[BEGIN Information supplied]

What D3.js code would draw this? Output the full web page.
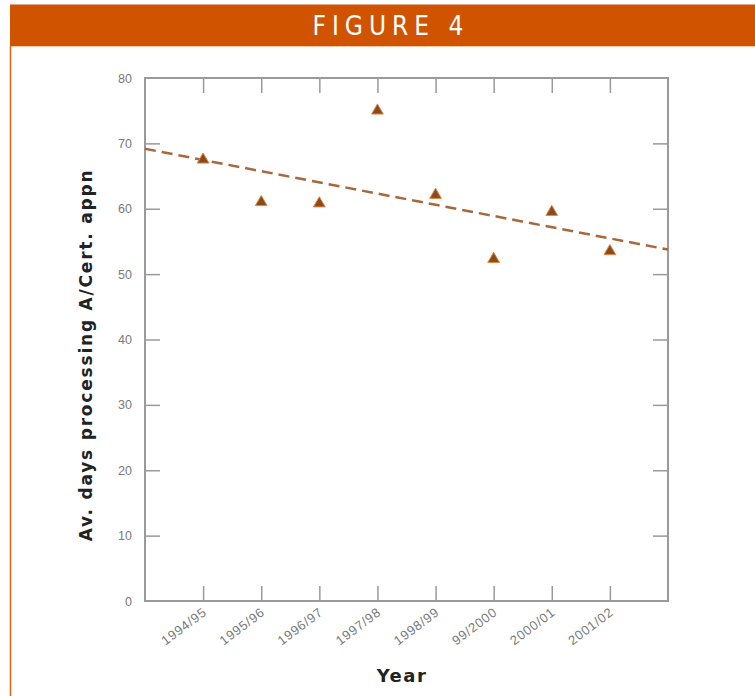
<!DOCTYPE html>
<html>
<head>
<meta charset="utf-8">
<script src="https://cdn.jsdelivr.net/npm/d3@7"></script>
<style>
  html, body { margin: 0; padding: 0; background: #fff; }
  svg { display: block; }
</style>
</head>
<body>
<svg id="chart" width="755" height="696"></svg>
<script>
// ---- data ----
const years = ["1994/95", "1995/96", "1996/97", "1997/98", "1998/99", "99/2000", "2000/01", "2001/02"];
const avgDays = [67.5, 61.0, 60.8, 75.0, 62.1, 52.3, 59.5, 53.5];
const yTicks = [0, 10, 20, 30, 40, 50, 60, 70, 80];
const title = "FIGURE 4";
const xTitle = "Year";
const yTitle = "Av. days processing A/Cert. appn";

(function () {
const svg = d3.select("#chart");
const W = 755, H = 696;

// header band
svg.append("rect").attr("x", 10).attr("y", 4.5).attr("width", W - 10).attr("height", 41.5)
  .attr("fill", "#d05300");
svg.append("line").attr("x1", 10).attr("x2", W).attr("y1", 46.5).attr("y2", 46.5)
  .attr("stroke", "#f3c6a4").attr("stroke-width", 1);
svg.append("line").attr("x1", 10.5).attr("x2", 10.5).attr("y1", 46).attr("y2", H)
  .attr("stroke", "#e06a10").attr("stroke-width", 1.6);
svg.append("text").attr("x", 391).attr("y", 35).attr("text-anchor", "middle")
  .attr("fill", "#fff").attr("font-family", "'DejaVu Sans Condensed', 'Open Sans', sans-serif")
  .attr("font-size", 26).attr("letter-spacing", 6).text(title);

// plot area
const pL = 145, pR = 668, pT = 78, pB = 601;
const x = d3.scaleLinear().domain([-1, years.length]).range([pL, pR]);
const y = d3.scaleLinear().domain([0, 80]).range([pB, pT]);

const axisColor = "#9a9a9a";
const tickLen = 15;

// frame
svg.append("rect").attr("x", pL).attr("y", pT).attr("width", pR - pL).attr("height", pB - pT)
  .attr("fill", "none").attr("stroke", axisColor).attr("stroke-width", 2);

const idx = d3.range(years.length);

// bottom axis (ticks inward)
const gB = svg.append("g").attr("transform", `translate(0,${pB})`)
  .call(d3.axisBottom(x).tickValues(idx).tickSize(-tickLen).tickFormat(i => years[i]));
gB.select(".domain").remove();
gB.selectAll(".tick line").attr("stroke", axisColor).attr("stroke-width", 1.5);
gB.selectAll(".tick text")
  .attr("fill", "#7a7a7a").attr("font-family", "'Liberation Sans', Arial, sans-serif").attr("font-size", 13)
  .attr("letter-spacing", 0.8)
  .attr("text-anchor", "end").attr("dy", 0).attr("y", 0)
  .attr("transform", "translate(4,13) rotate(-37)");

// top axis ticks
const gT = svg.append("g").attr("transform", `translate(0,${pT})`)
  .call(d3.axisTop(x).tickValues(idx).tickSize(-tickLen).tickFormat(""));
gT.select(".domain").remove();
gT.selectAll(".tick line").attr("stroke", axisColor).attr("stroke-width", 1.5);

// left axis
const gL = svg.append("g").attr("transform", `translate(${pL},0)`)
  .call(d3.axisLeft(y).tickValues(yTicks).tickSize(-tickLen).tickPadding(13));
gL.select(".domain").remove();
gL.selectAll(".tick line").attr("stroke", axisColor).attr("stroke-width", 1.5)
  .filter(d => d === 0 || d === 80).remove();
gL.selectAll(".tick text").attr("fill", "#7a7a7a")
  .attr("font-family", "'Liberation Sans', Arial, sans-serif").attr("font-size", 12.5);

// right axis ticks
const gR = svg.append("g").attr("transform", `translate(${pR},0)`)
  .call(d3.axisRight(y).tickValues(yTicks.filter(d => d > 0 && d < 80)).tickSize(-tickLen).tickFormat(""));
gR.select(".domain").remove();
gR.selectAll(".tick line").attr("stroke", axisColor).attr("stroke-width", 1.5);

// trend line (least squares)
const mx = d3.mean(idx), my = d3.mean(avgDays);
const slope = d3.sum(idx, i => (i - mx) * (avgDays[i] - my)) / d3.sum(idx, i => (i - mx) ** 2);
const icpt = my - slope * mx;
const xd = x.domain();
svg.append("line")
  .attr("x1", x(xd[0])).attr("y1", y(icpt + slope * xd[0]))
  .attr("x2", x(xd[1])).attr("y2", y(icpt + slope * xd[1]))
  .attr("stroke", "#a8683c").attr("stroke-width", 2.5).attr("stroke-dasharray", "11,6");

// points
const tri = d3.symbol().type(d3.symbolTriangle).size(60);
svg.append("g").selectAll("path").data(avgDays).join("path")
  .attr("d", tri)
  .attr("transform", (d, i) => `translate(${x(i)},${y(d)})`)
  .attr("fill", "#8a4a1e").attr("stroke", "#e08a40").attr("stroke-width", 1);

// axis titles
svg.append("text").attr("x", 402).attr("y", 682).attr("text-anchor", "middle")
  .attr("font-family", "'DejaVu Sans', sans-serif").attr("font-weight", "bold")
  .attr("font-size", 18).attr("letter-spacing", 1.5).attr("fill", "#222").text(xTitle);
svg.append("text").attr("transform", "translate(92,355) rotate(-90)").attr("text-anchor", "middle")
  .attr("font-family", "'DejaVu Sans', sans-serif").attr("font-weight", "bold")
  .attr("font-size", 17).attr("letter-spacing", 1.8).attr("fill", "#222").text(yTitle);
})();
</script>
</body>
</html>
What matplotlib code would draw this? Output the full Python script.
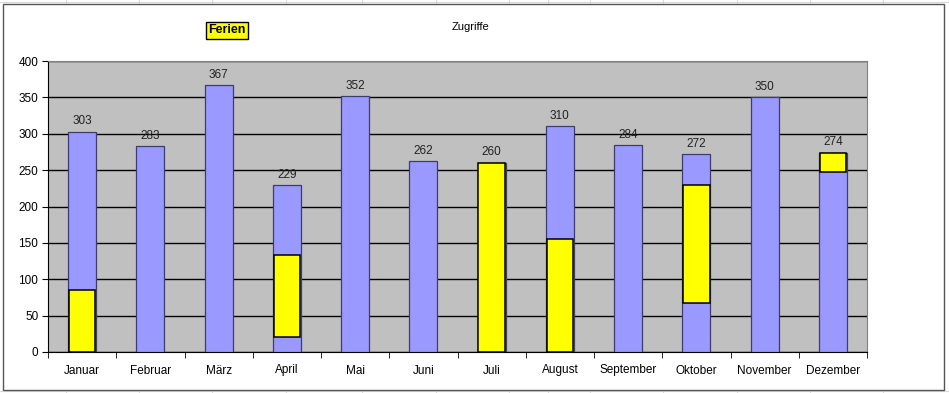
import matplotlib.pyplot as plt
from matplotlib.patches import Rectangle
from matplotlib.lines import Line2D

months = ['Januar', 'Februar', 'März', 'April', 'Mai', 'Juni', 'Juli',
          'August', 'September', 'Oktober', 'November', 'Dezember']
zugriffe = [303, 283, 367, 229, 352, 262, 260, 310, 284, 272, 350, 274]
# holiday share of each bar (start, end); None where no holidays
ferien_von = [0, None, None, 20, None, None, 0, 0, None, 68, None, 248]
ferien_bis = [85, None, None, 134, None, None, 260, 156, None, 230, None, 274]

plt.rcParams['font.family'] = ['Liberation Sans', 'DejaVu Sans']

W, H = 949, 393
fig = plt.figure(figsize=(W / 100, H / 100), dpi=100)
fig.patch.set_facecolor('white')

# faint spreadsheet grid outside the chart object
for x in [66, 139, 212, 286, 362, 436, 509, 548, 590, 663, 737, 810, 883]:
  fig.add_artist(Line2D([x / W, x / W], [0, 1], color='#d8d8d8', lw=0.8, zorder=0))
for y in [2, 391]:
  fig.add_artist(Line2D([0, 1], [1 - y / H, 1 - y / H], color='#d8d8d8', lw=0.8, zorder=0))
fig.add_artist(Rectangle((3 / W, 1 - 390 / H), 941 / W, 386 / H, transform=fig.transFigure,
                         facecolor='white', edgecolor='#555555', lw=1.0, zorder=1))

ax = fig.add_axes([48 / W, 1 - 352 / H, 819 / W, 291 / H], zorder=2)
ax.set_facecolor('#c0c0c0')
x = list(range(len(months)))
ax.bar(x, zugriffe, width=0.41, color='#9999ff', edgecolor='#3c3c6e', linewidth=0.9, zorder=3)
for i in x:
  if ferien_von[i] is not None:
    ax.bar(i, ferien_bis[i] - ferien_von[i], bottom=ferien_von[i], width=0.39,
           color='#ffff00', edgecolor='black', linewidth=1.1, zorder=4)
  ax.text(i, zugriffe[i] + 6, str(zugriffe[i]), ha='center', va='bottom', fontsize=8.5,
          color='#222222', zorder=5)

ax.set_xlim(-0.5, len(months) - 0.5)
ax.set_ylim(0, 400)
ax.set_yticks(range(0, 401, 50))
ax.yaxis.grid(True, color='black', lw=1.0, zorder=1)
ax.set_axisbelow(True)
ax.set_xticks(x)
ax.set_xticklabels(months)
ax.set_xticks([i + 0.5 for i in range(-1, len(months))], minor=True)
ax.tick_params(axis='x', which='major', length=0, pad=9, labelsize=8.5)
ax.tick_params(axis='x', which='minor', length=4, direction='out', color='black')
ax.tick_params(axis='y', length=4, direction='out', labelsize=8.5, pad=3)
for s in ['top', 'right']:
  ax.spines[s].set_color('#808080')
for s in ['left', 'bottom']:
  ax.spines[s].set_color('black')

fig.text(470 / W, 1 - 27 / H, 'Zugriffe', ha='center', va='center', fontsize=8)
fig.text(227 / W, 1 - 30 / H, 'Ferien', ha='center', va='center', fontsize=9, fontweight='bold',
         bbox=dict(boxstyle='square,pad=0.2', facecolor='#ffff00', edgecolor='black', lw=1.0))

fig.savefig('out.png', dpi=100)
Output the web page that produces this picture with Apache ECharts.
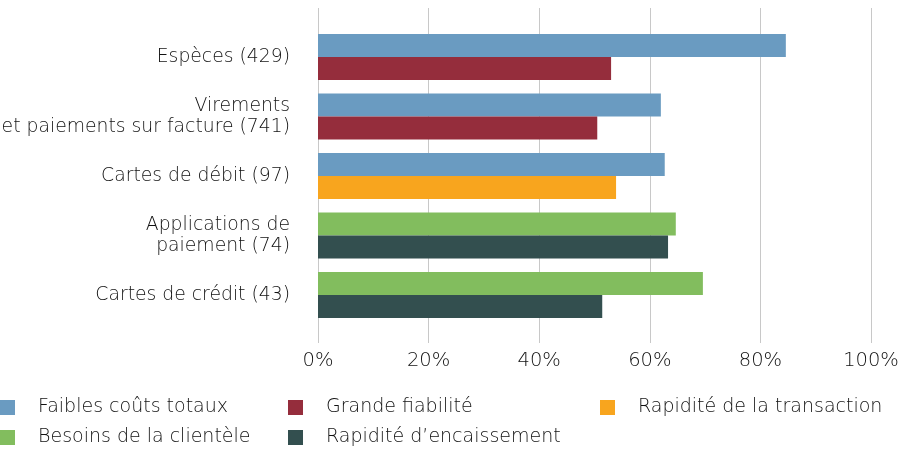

[END Information supplied]

__Stated task__. What's needed is an exact copy of the lines above from the one with "What matplotlib code" through the one with "fig.patch.set_facecolor('white')", both included; the pictures stay out.

__Exercise output__.
What matplotlib code would draw this? Output the full Python script.
import matplotlib.pyplot as plt
from matplotlib.patches import Rectangle
from matplotlib.lines import Line2D

months = ['Januar', 'Februar', 'März', 'April', 'Mai', 'Juni', 'Juli',
          'August', 'September', 'Oktober', 'November', 'Dezember']
zugriffe = [303, 283, 367, 229, 352, 262, 260, 310, 284, 272, 350, 274]
# holiday share of each bar (start, end); None where no holidays
ferien_von = [0, None, None, 20, None, None, 0, 0, None, 68, None, 248]
ferien_bis = [85, None, None, 134, None, None, 260, 156, None, 230, None, 274]

plt.rcParams['font.family'] = ['Liberation Sans', 'DejaVu Sans']

W, H = 949, 393
fig = plt.figure(figsize=(W / 100, H / 100), dpi=100)
fig.patch.set_facecolor('white')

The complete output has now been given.